#### WHAT NEEDS TO BE DONE:
Print exactly the lines from the first one down to the line that contains "26, 28, 30];", both included, and skip the pictures.
[START OF SOURCE MATERIAL]
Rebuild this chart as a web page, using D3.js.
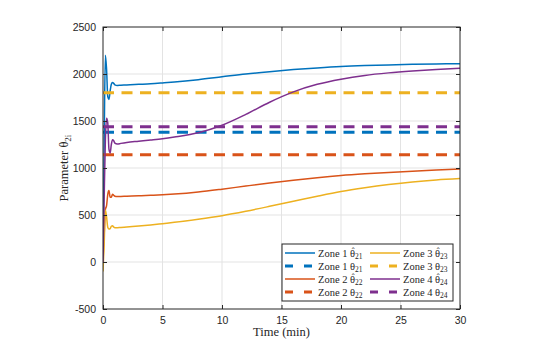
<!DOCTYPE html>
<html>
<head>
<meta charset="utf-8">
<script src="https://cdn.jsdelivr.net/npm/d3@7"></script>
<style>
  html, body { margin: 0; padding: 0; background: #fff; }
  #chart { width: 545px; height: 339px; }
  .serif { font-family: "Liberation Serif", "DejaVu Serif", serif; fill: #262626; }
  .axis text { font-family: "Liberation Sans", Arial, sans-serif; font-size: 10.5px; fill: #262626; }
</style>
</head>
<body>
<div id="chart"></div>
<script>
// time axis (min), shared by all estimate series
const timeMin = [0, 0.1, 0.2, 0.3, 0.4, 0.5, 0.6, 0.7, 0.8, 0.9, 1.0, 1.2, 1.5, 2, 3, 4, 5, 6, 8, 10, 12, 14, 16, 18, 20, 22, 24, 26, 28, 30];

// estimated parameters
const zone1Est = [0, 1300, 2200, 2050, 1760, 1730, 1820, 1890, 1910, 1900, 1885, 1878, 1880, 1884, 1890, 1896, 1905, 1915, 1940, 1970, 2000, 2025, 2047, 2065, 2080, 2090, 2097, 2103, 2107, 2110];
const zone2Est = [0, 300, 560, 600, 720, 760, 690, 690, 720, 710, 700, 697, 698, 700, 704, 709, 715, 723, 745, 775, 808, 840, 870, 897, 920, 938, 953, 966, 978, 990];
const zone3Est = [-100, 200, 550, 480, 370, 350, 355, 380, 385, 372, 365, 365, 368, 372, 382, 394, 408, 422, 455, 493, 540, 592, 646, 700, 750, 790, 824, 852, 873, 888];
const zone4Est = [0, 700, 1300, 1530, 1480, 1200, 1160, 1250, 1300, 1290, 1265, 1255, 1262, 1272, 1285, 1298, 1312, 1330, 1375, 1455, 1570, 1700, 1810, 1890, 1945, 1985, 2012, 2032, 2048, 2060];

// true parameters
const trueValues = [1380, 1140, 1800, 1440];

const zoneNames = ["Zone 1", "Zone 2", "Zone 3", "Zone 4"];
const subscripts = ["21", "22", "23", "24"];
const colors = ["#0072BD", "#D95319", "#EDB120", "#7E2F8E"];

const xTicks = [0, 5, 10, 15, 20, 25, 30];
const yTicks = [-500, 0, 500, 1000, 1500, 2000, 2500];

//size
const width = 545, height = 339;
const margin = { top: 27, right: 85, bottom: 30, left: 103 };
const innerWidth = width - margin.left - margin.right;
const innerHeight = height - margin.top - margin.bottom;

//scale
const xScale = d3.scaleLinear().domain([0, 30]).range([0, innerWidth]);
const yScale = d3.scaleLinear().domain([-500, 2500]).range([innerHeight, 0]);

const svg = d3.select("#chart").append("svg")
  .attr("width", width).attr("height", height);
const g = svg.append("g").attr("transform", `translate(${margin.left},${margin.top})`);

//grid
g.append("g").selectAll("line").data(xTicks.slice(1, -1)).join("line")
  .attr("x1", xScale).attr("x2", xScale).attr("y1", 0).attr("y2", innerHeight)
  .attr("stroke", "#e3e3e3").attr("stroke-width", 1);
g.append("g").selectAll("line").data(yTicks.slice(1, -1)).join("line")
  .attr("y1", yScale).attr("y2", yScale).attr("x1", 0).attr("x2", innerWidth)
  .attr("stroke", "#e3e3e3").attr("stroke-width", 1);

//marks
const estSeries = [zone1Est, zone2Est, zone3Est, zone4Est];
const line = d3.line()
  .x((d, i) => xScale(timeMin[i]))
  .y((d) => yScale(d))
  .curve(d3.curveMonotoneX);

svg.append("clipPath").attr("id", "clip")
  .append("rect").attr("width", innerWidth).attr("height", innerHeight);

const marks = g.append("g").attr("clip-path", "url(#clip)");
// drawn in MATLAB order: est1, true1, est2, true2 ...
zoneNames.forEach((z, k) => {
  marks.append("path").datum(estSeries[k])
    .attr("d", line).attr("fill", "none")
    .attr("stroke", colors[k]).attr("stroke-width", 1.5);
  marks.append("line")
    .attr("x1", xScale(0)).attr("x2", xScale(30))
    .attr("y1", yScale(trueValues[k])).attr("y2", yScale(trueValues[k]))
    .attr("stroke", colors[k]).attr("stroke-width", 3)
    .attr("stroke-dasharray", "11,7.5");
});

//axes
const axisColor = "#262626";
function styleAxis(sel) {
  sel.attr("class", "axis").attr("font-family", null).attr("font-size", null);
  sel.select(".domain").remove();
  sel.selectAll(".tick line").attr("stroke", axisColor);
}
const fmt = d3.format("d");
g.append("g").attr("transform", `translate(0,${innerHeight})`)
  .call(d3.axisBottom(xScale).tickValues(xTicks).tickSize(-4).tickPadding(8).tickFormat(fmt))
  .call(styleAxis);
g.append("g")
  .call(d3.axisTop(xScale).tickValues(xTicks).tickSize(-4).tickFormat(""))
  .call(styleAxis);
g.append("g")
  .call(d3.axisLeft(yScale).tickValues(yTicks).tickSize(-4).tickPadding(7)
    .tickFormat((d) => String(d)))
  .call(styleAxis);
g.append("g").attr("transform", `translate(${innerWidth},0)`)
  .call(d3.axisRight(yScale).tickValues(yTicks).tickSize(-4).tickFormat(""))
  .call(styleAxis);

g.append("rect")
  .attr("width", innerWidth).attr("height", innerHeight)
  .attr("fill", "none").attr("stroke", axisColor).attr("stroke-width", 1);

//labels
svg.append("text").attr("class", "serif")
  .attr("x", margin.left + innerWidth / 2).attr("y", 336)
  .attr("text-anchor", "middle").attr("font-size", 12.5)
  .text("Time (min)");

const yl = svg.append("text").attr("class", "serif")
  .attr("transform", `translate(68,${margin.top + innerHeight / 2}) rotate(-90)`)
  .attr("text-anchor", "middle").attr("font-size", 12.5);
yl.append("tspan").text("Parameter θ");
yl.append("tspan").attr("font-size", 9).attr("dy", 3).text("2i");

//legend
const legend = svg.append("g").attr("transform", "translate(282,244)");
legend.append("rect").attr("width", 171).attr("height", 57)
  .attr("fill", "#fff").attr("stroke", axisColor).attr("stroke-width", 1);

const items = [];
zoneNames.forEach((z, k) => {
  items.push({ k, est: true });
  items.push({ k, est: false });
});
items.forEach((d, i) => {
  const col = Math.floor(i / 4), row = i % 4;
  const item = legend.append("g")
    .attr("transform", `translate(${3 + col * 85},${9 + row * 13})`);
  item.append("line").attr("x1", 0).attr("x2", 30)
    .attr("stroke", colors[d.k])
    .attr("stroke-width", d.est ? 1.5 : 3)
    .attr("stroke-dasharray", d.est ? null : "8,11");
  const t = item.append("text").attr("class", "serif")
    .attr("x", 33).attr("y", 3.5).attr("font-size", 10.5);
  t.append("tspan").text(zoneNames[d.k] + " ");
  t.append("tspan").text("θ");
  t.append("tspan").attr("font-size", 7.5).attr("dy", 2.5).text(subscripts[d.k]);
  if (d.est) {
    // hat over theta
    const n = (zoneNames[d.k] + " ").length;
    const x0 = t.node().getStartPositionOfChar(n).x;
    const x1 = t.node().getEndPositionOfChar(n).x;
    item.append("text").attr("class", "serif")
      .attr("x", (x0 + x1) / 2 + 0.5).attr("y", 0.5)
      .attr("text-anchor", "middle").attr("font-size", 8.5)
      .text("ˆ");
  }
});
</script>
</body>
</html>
[END OF SOURCE MATERIAL]
#### TASK OUTPUT:
Rebuild this chart as a web page, using D3.js.
<!DOCTYPE html>
<html>
<head>
<meta charset="utf-8">
<script src="https://cdn.jsdelivr.net/npm/d3@7"></script>
<style>
  html, body { margin: 0; padding: 0; background: #fff; }
  #chart { width: 545px; height: 339px; }
  .serif { font-family: "Liberation Serif", "DejaVu Serif", serif; fill: #262626; }
  .axis text { font-family: "Liberation Sans", Arial, sans-serif; font-size: 10.5px; fill: #262626; }
</style>
</head>
<body>
<div id="chart"></div>
<script>
// time axis (min), shared by all estimate series
const timeMin = [0, 0.1, 0.2, 0.3, 0.4, 0.5, 0.6, 0.7, 0.8, 0.9, 1.0, 1.2, 1.5, 2, 3, 4, 5, 6, 8, 10, 12, 14, 16, 18, 20, 22, 24, 26, 28, 30];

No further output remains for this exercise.